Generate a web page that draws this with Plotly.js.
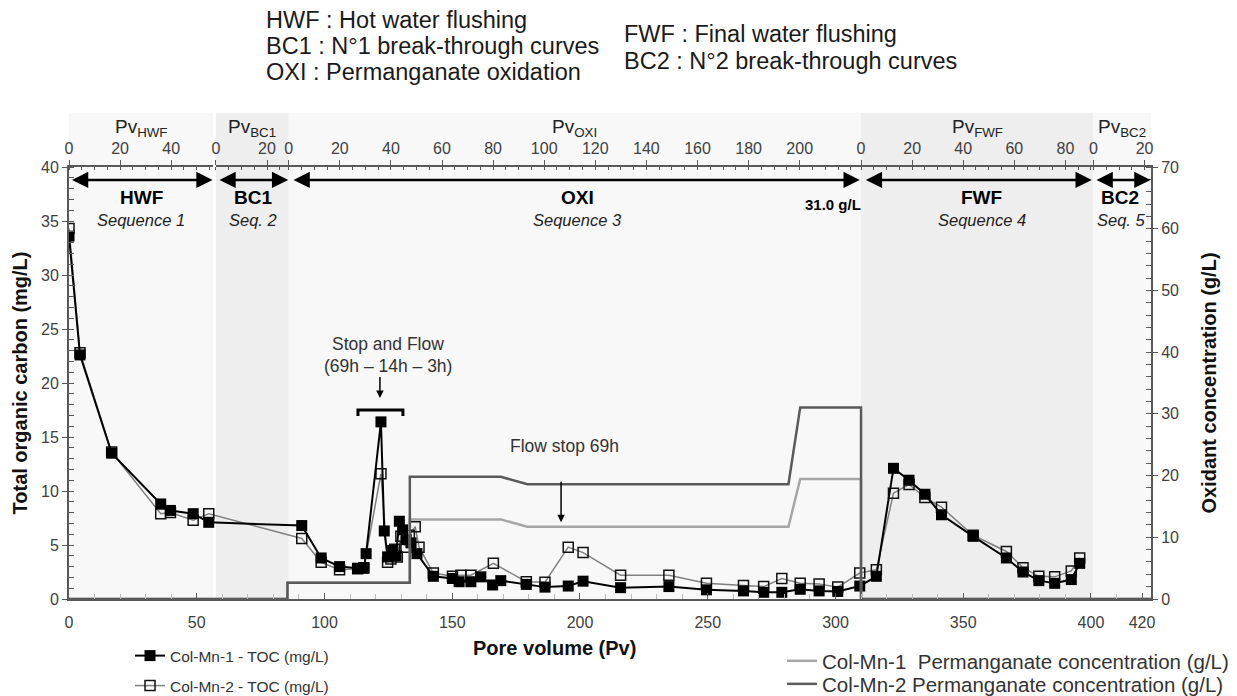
<!DOCTYPE html>
<html>
<head>
<meta charset="utf-8">
<script src="https://cdn.plot.ly/plotly-3.0.1.min.js"></script>
<style>html,body{margin:0;padding:0;background:#fff;}#chart{width:1237px;height:696px;}</style>
</head>
<body>
<div id="chart"></div>
<script>
// ---- Data ----
var pvMn1 = [0, 4.3, 16.7, 35.9, 39.7, 48.6, 54.7, 91.1, 98.7, 105.9, 113, 115.4, 116.3, 122.1, 123.4, 124.7, 126.7, 128, 129.3, 130.6, 132, 133.9, 136.2, 142.6, 150.1, 152.7, 157.3, 161.2, 165.8, 169, 179, 186.3, 195.4, 201.2, 215.9, 234.8, 249.5, 264, 271.9, 279, 286.2, 293.6, 300.9, 309.5, 316, 322.7, 328.8, 335, 341.5, 353.9, 366.9, 373.4, 379.6, 385.8, 392.3, 395.6];
var tocMn1 = [33.6, 22.6, 13.5, 8.8, 8.2, 7.9, 7.1, 6.8, 3.8, 3.0, 2.85, 2.85, 4.2, 16.4, 6.3, 3.9, 4.5, 4.0, 7.2, 6.4, 5.5, 5.2, 4.2, 2.1, 1.9, 1.6, 1.6, 2.05, 1.3, 1.7, 1.35, 1.1, 1.2, 1.65, 1.05, 1.15, 0.85, 0.75, 0.62, 0.62, 0.9, 0.75, 0.7, 1.2, 2.1, 12.1, 11.0, 9.7, 7.8, 5.8, 3.8, 2.5, 1.7, 1.45, 1.8, 3.3];

var pvMn2 = [0, 4.3, 16.7, 35.9, 39.7, 48.6, 54.7, 91.1, 98.7, 105.9, 113, 115.4, 122.1, 124.7, 126, 127.5, 128.5, 129.9, 131.9, 133.2, 135.5, 137, 142.6, 150.1, 153.4, 157.3, 166.1, 179, 186.3, 195.4, 201.2, 215.9, 234.8, 249.5, 264, 271.9, 279, 286.2, 293.6, 300.9, 309.5, 316, 322.7, 328.8, 335, 341.5, 353.9, 366.9, 373.4, 379.6, 385.8, 392.3, 395.6];
var tocMn2 = [34.3, 22.8, 13.6, 7.9, 8.0, 7.3, 7.9, 5.6, 3.4, 2.7, 2.8, 2.9, 11.6, 3.4, 3.7, 4.6, 3.9, 5.8, 4.8, 5.9, 6.7, 4.8, 2.4, 2.1, 2.2, 2.2, 3.3, 1.6, 1.55, 4.8, 4.3, 2.2, 2.2, 1.45, 1.25, 1.15, 1.9, 1.45, 1.4, 1.1, 2.4, 2.7, 9.8, 10.6, 9.4, 8.5, 5.9, 4.4, 2.9, 2.1, 2.05, 2.6, 3.8];

var pvPerm = [0, 85.5, 85.5, 133.4, 133.4, 169, 179.4, 281.6, 286.2, 310, 310, 423.5];
var permMn1 = [0, 0, 2.65, 2.65, 12.9, 12.9, 11.7, 11.7, 19.45, 19.45, 0, 0];
var permMn2 = [0, 0, 2.65, 2.65, 19.8, 19.8, 18.6, 18.6, 31.05, 31.05, 0, 0];

var xTickVals = [0, 50, 100, 150, 200, 250, 300, 350, 400, 420];
var topTickVals = [[0, 20, 40], [0, 20], [0, 20, 40, 60, 80, 100, 120, 140, 160, 180, 200], [0, 20, 40, 60, 80], [0, 20]];
var seqNames = ['HWF', 'BC1', 'OXI', 'FWF', 'BC2'];
var seqLabels = ['Sequence 1', 'Seq. 2', 'Sequence 3', 'Sequence 4', 'Seq. 5'];
var seqStart = [0, 57.5, 86, 310, 401];      // Pv (global) where each sequence starts
var seqEnd = [56.4, 86, 310, 401, 423.5];    // Pv (global) where each sequence ends
var seqShade = ['#f8f8f8', '#eeeeee', '#f8f8f8', '#eeeeee', '#f8f8f8'];
var headerLeft = ['HWF : Hot water flushing', 'BC1 : N°1 break-through curves', 'OXI : Permanganate oxidation'];
var headerRight = ['FWF : Final water flushing', 'BC2 : N°2 break-through curves'];

// ---- Layout helpers ----
var FONT = 'Liberation Sans, Arial, sans-serif';
var AX = '#595959';
var xMax = 423.5;
function dom(v) { return v / xMax; }

var traces = [
  {x: pvPerm, y: permMn1, xaxis: 'x', yaxis: 'y2', mode: 'lines', name: 'Col-Mn-1  Permanganate concentration (g/L)',
   line: {color: '#a6a6a6', width: 2.5}, legend: 'legend3', hoverinfo: 'skip'},
  {x: pvPerm, y: permMn2, xaxis: 'x', yaxis: 'y2', mode: 'lines', name: 'Col-Mn-2 Permanganate concentration (g/L)',
   line: {color: '#5a5a5a', width: 2.5}, legend: 'legend4', hoverinfo: 'skip'},
  {x: pvMn2, y: tocMn2, xaxis: 'x', yaxis: 'y', mode: 'lines+markers', name: 'Col-Mn-2 - TOC (mg/L)',
   line: {color: '#808080', width: 1.5},
   marker: {symbol: 'square-open', size: 10, color: '#111', line: {width: 1.5, color: '#111'}}, legend: 'legend2'},
  {x: pvMn1, y: tocMn1, xaxis: 'x', yaxis: 'y', mode: 'lines+markers', name: 'Col-Mn-1 - TOC (mg/L)',
   line: {color: '#000', width: 2},
   marker: {symbol: 'square', size: 11, color: '#000'}, legend: 'legend'}
];

var layout = {
  width: 1237, height: 696,
  margin: {l: 69, r: 86, t: 167, b: 97, autoexpand: false},
  paper_bgcolor: '#ffffff', plot_bgcolor: 'rgba(0,0,0,0)',
  font: {family: FONT, color: '#404040', size: 16},
  xaxis: {range: [0, xMax], tickvals: xTickVals, showline: true, linecolor: AX, linewidth: 2,
          ticks: 'inside', ticklen: 6, tickcolor: AX, tickwidth: 1, showgrid: false, zeroline: false,
          ticklabelstandoff: 8, tickfont: {size: 16, color: '#404040'},
          minor: {dtick: 10, tick0: 0, ticks: 'inside', ticklen: 5, tickcolor: '#bbbbbb'}},
  yaxis: {range: [0, 40], dtick: 5, showline: true, linecolor: AX, linewidth: 2, ticks: 'outside', ticklen: 5,
          tickcolor: AX, showgrid: false, zeroline: false, tickfont: {size: 16, color: '#404040'},
          minor: {dtick: 1, ticks: 'inside', ticklen: 5, tickcolor: AX},
          title: {text: 'Total organic carbon (mg/L)', font: {size: 20, color: '#111', family: FONT, weight: 'bold'}, standoff: 8}},
  yaxis2: {range: [0, 70], dtick: 10, overlaying: 'y', side: 'right', anchor: 'x', showline: true, linecolor: AX, linewidth: 2,
           ticks: 'outside', ticklen: 5, tickcolor: AX, showgrid: false, zeroline: false, tickfont: {size: 16, color: '#404040'},
           minor: {dtick: 2, ticks: 'inside', ticklen: 5, tickcolor: AX},
           title: {text: 'Oxidant concentration (g/L)', font: {size: 20, color: '#111', family: FONT, weight: 'bold'}, standoff: 24}},
  shapes: [], annotations: [],
  showlegend: true
};

// Top segmented axes (one per sequence), each with its own local Pv scale
var topTitles = ['Pv<sub>HWF</sub>', 'Pv<sub>BC1</sub>', 'Pv<sub>OXI</sub>', 'Pv<sub>FWF</sub>', 'Pv<sub>BC2</sub>'];
for (var i = 0; i < 5; i++) {
  var id = 'xaxis' + (i + 2);
  var span = seqEnd[i] - seqStart[i];
  layout[id] = {domain: [dom(seqStart[i]), dom(seqEnd[i])], range: [0, span], anchor: 'y', side: 'top',
    tickvals: topTickVals[i], showline: true, linecolor: AX, linewidth: 2, ticks: 'outside', ticklen: 5, tickcolor: AX,
    showgrid: false, zeroline: false, tickfont: {size: 16, color: '#404040'},
    minor: {dtick: 5, tick0: 0, ticks: 'inside', ticklen: 3, tickcolor: AX}};
  traces.push({x: [], y: [], xaxis: 'x' + (i + 2), yaxis: 'y', mode: 'lines', showlegend: false, hoverinfo: 'skip'});
  // background shading
  layout.shapes.push({type: 'rect', xref: 'x', yref: 'paper', x0: seqStart[i], x1: seqEnd[i], y0: 0, y1: 1.125,
    fillcolor: seqShade[i], line: {width: 0}, layer: 'below'});
  // Pv subtitle
  layout.annotations.push({xref: 'x', yref: 'paper', x: (seqStart[i] + seqEnd[i]) / 2, y: 1.09,
    text: topTitles[i], showarrow: false, font: {size: 19, color: '#222'}, yanchor: 'middle'});
}

// Sequence double arrows and labels
var arrowFrom = [0.6, 58.3, 87.3, 311.3, 401.6];
var arrowTo = [56.2, 85.8, 309.5, 400.3, 423.3];
var labelX = [28.2, 72.0, 199.2, 357.3, 411.4];
for (var j = 0; j < 5; j++) {
  layout.annotations.push({xref: 'x', yref: 'y', axref: 'x', ayref: 'y', x: arrowTo[j], y: 38.8, ax: arrowFrom[j], ay: 38.8,
    text: '', showarrow: true, arrowhead: 2, startarrowhead: 2, arrowside: 'end+start', arrowsize: 1.3, startarrowsize: 1.3,
    arrowwidth: 2.5, arrowcolor: '#000', standoff: 0, startstandoff: 0});
  layout.annotations.push({xref: 'x', yref: 'y', x: labelX[j], y: 37.2, text: '<b>' + seqNames[j] + '</b>', showarrow: false,
    font: {size: 19, color: '#000'}});
  layout.annotations.push({xref: 'x', yref: 'y', x: labelX[j] + (j === 4 ? 0.7 : 0), y: 35.1, text: '<i>' + seqLabels[j] + '</i>', showarrow: false,
    font: {size: 16.5, color: '#222'}});
}
layout.annotations.push({xref: 'x', yref: 'y', x: 299, y: 36.5, text: '<b>31.0 g/L</b>', showarrow: false,
  font: {size: 15, color: '#000'}});

// Event annotations
layout.annotations.push({xref: 'x', yref: 'y', x: 124.9, y: 23.6, text: 'Stop and Flow', showarrow: false, font: {size: 17.5, color: '#333'}});
layout.annotations.push({xref: 'x', yref: 'y', x: 124.9, y: 21.6, text: '(69h – 14h – 3h)', showarrow: false, font: {size: 17.5, color: '#333'}});
layout.annotations.push({xref: 'x', yref: 'y', axref: 'x', ayref: 'y', x: 121.7, y: 18.6, ax: 121.7, ay: 20.7, text: '',
  showarrow: true, arrowhead: 2, arrowsize: 1, arrowwidth: 1.5, arrowcolor: '#000', standoff: 0});
layout.shapes.push({type: 'path', xref: 'x', yref: 'y', path: 'M113.1,16.95 L113.1,17.5 L130.7,17.5 L130.7,16.95',
  line: {color: '#000', width: 3}});
layout.annotations.push({xref: 'x', yref: 'y', x: 194.1, y: 14.2, text: 'Flow stop 69h', showarrow: false, font: {size: 17.5, color: '#333'}});
layout.annotations.push({xref: 'x', yref: 'y', axref: 'x', ayref: 'y', x: 192.6, y: 7.1, ax: 192.6, ay: 11.0, text: '',
  showarrow: true, arrowhead: 2, arrowsize: 1, arrowwidth: 1.5, arrowcolor: '#000', standoff: 0});

// Header block
var hlY = [1.340, 1.280, 1.220];
for (var k = 0; k < headerLeft.length; k++) {
  layout.annotations.push({xref: 'paper', yref: 'paper', x: 0.1802, y: hlY[k], xanchor: 'left', yanchor: 'middle',
    text: headerLeft[k], showarrow: false, font: {size: 23.5, color: '#1a1a1a'}});
}
var hrY = [1.308, 1.245];
for (var m = 0; m < headerRight.length; m++) {
  layout.annotations.push({xref: 'paper', yref: 'paper', x: 0.511, y: hrY[m], xanchor: 'left', yanchor: 'middle',
    text: headerRight[m], showarrow: false, font: {size: 23.5, color: '#1a1a1a'}});
}

// Bottom axis title (positioned as in the reference)
layout.annotations.push({xref: 'paper', yref: 'paper', x: 0.449, y: -0.113, yanchor: 'middle', text: '<b>Pore volume (Pv)</b>',
  showarrow: false, font: {size: 20, color: '#111'}});

// Legends
function leg(x, y, size) {
  return {x: x, y: y, xanchor: 'left', yanchor: 'middle', bgcolor: 'rgba(0,0,0,0)', borderwidth: 0,
    font: {size: size, color: '#333', family: FONT}, itemwidth: 30};
}
layout.legend = leg(0.0564, -0.132, 15.5);
layout.legend2 = leg(0.0564, -0.2014, 15.5);
layout.legend3 = leg(0.659, -0.1435, 20.5);
layout.legend4 = leg(0.659, -0.1968, 20.5);

Plotly.newPlot('chart', traces, layout, {displayModeBar: false, staticPlot: true});
</script>
</body>
</html>
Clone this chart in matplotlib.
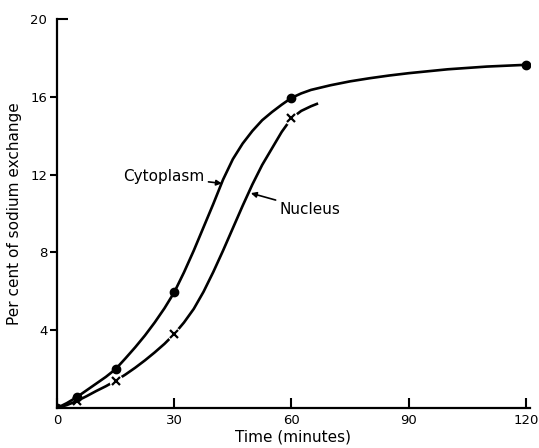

- _Written request_
Only lines belong in the copy: transcribe those from the start of the data through the line that contains "2.05, 2.6, 3.8];", and skip the pictures.

- _Task response_
Generate a web page that draws this with Plotly.js.
<!DOCTYPE html>
<html>
<head>
<meta charset="utf-8">
<script src="https://cdn.plot.ly/plotly-3.0.1.min.js"></script>
<style>html,body{margin:0;padding:0;background:#fff;}#chart{width:1237px;height:696px;}</style>
</head>
<body>
<div id="chart"></div>
<script>
// ---- Data ----
var pvMn1 = [0, 4.3, 16.7, 35.9, 39.7, 48.6, 54.7, 91.1, 98.7, 105.9, 113, 115.4, 116.3, 122.1, 123.4, 124.7, 126.7, 128, 129.3, 130.6, 132, 133.9, 136.2, 142.6, 150.1, 152.7, 157.3, 161.2, 165.8, 169, 179, 186.3, 195.4, 201.2, 215.9, 234.8, 249.5, 264, 271.9, 279, 286.2, 293.6, 300.9, 309.5, 316, 322.7, 328.8, 335, 341.5, 353.9, 366.9, 373.4, 379.6, 385.8, 392.3, 395.6];
var tocMn1 = [33.6, 22.6, 13.5, 8.8, 8.2, 7.9, 7.1, 6.8, 3.8, 3.0, 2.85, 2.85, 4.2, 16.4, 6.3, 3.9, 4.5, 4.0, 7.2, 6.4, 5.5, 5.2, 4.2, 2.1, 1.9, 1.6, 1.6, 2.05, 1.3, 1.7, 1.35, 1.1, 1.2, 1.65, 1.05, 1.15, 0.85, 0.75, 0.62, 0.62, 0.9, 0.75, 0.7, 1.2, 2.1, 12.1, 11.0, 9.7, 7.8, 5.8, 3.8, 2.5, 1.7, 1.45, 1.8, 3.3];

var pvMn2 = [0, 4.3, 16.7, 35.9, 39.7, 48.6, 54.7, 91.1, 98.7, 105.9, 113, 115.4, 122.1, 124.7, 126, 127.5, 128.5, 129.9, 131.9, 133.2, 135.5, 137, 142.6, 150.1, 153.4, 157.3, 166.1, 179, 186.3, 195.4, 201.2, 215.9, 234.8, 249.5, 264, 271.9, 279, 286.2, 293.6, 300.9, 309.5, 316, 322.7, 328.8, 335, 341.5, 353.9, 366.9, 373.4, 379.6, 385.8, 392.3, 395.6];
var tocMn2 = [34.3, 22.8, 13.6, 7.9, 8.0, 7.3, 7.9, 5.6, 3.4, 2.7, 2.8, 2.9, 11.6, 3.4, 3.7, 4.6, 3.9, 5.8, 4.8, 5.9, 6.7, 4.8, 2.4, 2.1, 2.2, 2.2, 3.3, 1.6, 1.55, 4.8, 4.3, 2.2, 2.2, 1.45, 1.25, 1.15, 1.9, 1.45, 1.4, 1.1, 2.4, 2.7, 9.8, 10.6, 9.4, 8.5, 5.9, 4.4, 2.9, 2.1, 2.05, 2.6, 3.8];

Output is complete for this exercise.